Tuesday, December 9, 2014

Videos in my active learning classroom

This semester I concentrated on true flipping: Lectures were viewed outside of class, and when we met, it was to do an activity or an assessment. I did in fact do direct instruction twice, for a grand total of about one hour. I had a goal of zero hours, but considering the class is scheduled for 1h50m twice a week, keeping lectures down to one hour for the whole term was a pretty good accomplishment. I feel good about that.

I loved not talking so much.

I delivered lectures through video clips. I did NOT convert powerpoints into mp4s where I was a talking head embedded on slides. My format was essentially this:

Title card
Gag/joke/funny thing
Voiceover of dynamic visualization
Gag
What to do next/conclusion

I made 33 videos with on these topics: Topographic maps, Google Earth, glaciers, severe weather, Koeppen climates, timezones, tectonics, wind and the atmosphere, using spreadsheets and using a compass.

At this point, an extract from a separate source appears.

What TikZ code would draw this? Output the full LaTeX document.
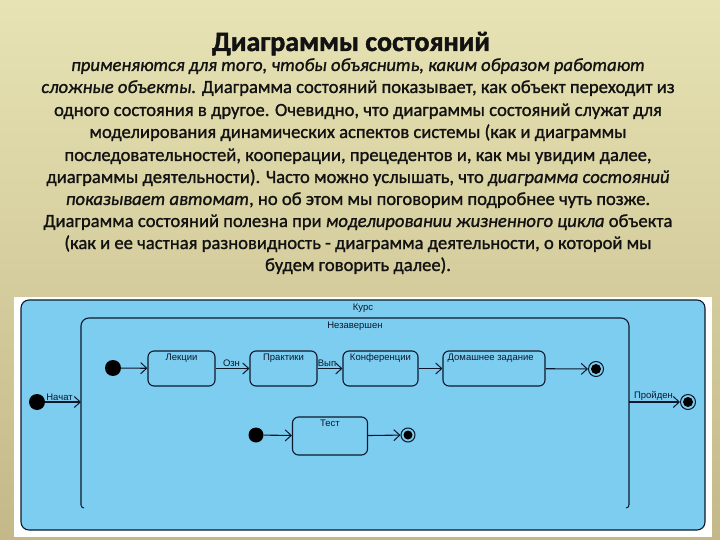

In making these videos, I discovered an oddly artistic side to myself. I really enjoyed crafting these things and I got really good at it. I immediately set to figuring out a way to make fun of myself for being all artsy-fartsy.

One day I was listening to a podcast I really enjoy: Who's This Now? With Jim Bruce. He's a comedian who interviews other comedians. One guest was comedian Brandie Posey--although it could have been Tess Parker--and she was talking about her days in film school, and about how serious and pretentious the student films were. She had made a parody film about "going to the meadow to find her childhood" and showed it to her class. The very next student film shown was by a girl who--you guessed it--went to a meadow to find her childhood. That film was not supposed to be funny. I thought the story was hilarious.

I immediately decided that I could simultaneously mock myself and create an end-of-semester FAQ video by making a parody of a film school project. Those of you who teach Introduction To Anything know that students have a predictable set of questions. Good questions, reasonable questions, but like clockwork they come:

-Do you round grades up?
-Is there any extra credit now?
-How do I figure my grade?
-Is the final comprehensive?
-When will grades be done?
-How many points are there?

And so on.

So I shot this in black and white to enhance the art-school seriousness. I even labored over the font, trying to figure out which one would be most pretentious in a 1980s-film-school way (whatever the HECK that means, but it turns out to be Courier with no drop shadow).

I added a mock "DVD Featurette Interview with the Artist" (me) at the end because I mostly find those things in real life to be worthy of ridicule. Couldn't pass that up.

So here's the video:




People my age find this unbearably hilarious. My wife was in tears, laughing so hard. My campus Instructional Design Guru laughed his cojones off. Those of us in our 40s have seen more than our share of crappy art films like this. I decided to take the risk and show it to my students. I've received very positive feedback from my videos, but I'd never watched them watch one.

My students seemed to find the sight gags funny, but didn't have much else to say about it. No commentary on the false pretension or the mock irony, etc. There might be a few things working together here:

-the "YouTube" generation doesn't get my art (trying to be funny here)
-they were still absorbing the fact that I don't round up grades
-they haven't seen the kind of crappy art films that we geezers have so it's not as funny.

I'm not sure if I'll show it again to students. Maybe.

Later on I'll post some more videos. This was a blast to make.